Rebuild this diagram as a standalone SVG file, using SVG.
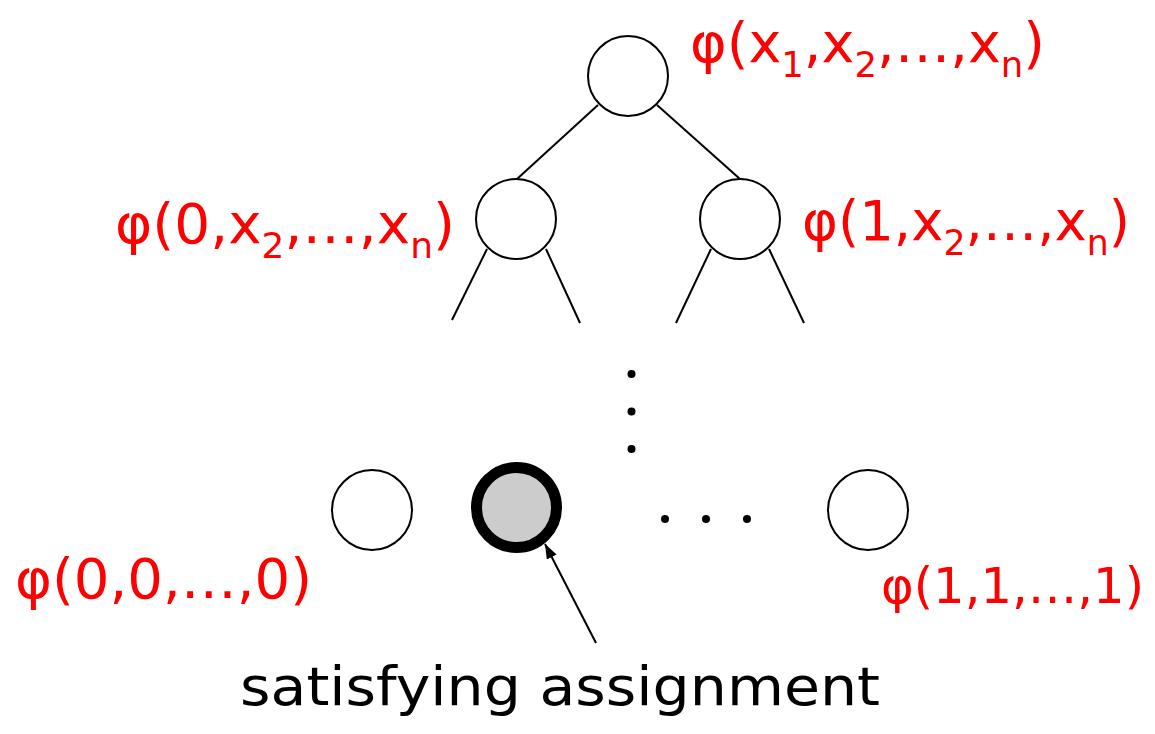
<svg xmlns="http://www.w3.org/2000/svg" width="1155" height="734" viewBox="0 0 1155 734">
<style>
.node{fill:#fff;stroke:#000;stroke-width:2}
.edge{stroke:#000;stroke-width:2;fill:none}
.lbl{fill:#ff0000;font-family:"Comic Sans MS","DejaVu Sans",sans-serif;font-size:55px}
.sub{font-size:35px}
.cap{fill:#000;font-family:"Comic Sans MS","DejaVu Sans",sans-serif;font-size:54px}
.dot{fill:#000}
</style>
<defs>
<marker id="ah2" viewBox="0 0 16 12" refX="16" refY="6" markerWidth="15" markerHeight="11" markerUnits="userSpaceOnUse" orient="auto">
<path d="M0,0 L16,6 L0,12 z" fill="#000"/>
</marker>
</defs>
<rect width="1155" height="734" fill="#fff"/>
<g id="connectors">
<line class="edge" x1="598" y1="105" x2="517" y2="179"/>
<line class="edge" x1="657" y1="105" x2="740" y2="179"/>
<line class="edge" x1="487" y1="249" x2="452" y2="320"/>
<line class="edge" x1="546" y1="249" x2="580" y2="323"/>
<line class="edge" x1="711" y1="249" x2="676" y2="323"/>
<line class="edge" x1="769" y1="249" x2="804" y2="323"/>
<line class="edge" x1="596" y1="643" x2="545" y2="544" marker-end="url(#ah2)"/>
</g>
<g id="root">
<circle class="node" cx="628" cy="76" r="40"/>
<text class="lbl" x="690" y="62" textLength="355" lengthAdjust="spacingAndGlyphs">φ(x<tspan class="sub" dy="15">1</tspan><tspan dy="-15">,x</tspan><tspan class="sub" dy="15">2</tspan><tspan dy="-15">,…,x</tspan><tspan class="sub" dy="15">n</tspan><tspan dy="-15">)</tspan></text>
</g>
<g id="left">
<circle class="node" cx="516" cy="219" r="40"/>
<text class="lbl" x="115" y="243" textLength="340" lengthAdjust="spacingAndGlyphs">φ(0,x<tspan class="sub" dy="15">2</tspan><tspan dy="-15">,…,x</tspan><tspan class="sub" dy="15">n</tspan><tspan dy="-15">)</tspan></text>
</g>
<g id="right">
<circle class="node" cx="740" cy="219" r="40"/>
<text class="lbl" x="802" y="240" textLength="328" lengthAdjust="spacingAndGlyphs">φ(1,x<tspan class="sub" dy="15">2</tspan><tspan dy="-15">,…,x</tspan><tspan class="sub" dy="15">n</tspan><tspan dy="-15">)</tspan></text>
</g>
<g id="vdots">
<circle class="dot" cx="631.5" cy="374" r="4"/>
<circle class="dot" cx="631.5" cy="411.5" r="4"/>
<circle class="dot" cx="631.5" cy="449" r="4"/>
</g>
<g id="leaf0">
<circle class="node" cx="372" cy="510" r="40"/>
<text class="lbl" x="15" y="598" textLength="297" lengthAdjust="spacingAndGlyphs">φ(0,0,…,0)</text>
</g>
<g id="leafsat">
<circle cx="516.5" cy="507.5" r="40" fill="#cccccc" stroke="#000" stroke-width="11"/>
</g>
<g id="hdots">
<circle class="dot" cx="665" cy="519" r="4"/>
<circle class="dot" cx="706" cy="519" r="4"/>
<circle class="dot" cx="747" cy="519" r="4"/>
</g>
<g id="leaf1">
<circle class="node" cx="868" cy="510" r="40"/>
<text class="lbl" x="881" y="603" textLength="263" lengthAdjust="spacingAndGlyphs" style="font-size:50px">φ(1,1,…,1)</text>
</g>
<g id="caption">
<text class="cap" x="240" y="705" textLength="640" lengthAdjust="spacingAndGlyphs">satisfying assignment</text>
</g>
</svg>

[REQUIRED TASK]: Leave out the pictures and retype every line above exactly.

[TASK RESULT]:
Rebuild this diagram as a standalone SVG file, using SVG.
<svg xmlns="http://www.w3.org/2000/svg" width="1155" height="734" viewBox="0 0 1155 734">
<style>
.node{fill:#fff;stroke:#000;stroke-width:2}
.edge{stroke:#000;stroke-width:2;fill:none}
.lbl{fill:#ff0000;font-family:"Comic Sans MS","DejaVu Sans",sans-serif;font-size:55px}
.sub{font-size:35px}
.cap{fill:#000;font-family:"Comic Sans MS","DejaVu Sans",sans-serif;font-size:54px}
.dot{fill:#000}
</style>
<defs>
<marker id="ah2" viewBox="0 0 16 12" refX="16" refY="6" markerWidth="15" markerHeight="11" markerUnits="userSpaceOnUse" orient="auto">
<path d="M0,0 L16,6 L0,12 z" fill="#000"/>
</marker>
</defs>
<rect width="1155" height="734" fill="#fff"/>
<g id="connectors">
<line class="edge" x1="598" y1="105" x2="517" y2="179"/>
<line class="edge" x1="657" y1="105" x2="740" y2="179"/>
<line class="edge" x1="487" y1="249" x2="452" y2="320"/>
<line class="edge" x1="546" y1="249" x2="580" y2="323"/>
<line class="edge" x1="711" y1="249" x2="676" y2="323"/>
<line class="edge" x1="769" y1="249" x2="804" y2="323"/>
<line class="edge" x1="596" y1="643" x2="545" y2="544" marker-end="url(#ah2)"/>
</g>
<g id="root">
<circle class="node" cx="628" cy="76" r="40"/>
<text class="lbl" x="690" y="62" textLength="355" lengthAdjust="spacingAndGlyphs">φ(x<tspan class="sub" dy="15">1</tspan><tspan dy="-15">,x</tspan><tspan class="sub" dy="15">2</tspan><tspan dy="-15">,…,x</tspan><tspan class="sub" dy="15">n</tspan><tspan dy="-15">)</tspan></text>
</g>
<g id="left">
<circle class="node" cx="516" cy="219" r="40"/>
<text class="lbl" x="115" y="243" textLength="340" lengthAdjust="spacingAndGlyphs">φ(0,x<tspan class="sub" dy="15">2</tspan><tspan dy="-15">,…,x</tspan><tspan class="sub" dy="15">n</tspan><tspan dy="-15">)</tspan></text>
</g>
<g id="right">
<circle class="node" cx="740" cy="219" r="40"/>
<text class="lbl" x="802" y="240" textLength="328" lengthAdjust="spacingAndGlyphs">φ(1,x<tspan class="sub" dy="15">2</tspan><tspan dy="-15">,…,x</tspan><tspan class="sub" dy="15">n</tspan><tspan dy="-15">)</tspan></text>
</g>
<g id="vdots">
<circle class="dot" cx="631.5" cy="374" r="4"/>
<circle class="dot" cx="631.5" cy="411.5" r="4"/>
<circle class="dot" cx="631.5" cy="449" r="4"/>
</g>
<g id="leaf0">
<circle class="node" cx="372" cy="510" r="40"/>
<text class="lbl" x="15" y="598" textLength="297" lengthAdjust="spacingAndGlyphs">φ(0,0,…,0)</text>
</g>
<g id="leafsat">
<circle cx="516.5" cy="507.5" r="40" fill="#cccccc" stroke="#000" stroke-width="11"/>
</g>
<g id="hdots">
<circle class="dot" cx="665" cy="519" r="4"/>
<circle class="dot" cx="706" cy="519" r="4"/>
<circle class="dot" cx="747" cy="519" r="4"/>
</g>
<g id="leaf1">
<circle class="node" cx="868" cy="510" r="40"/>
<text class="lbl" x="881" y="603" textLength="263" lengthAdjust="spacingAndGlyphs" style="font-size:50px">φ(1,1,…,1)</text>
</g>
<g id="caption">
<text class="cap" x="240" y="705" textLength="640" lengthAdjust="spacingAndGlyphs">satisfying assignment</text>
</g>
</svg>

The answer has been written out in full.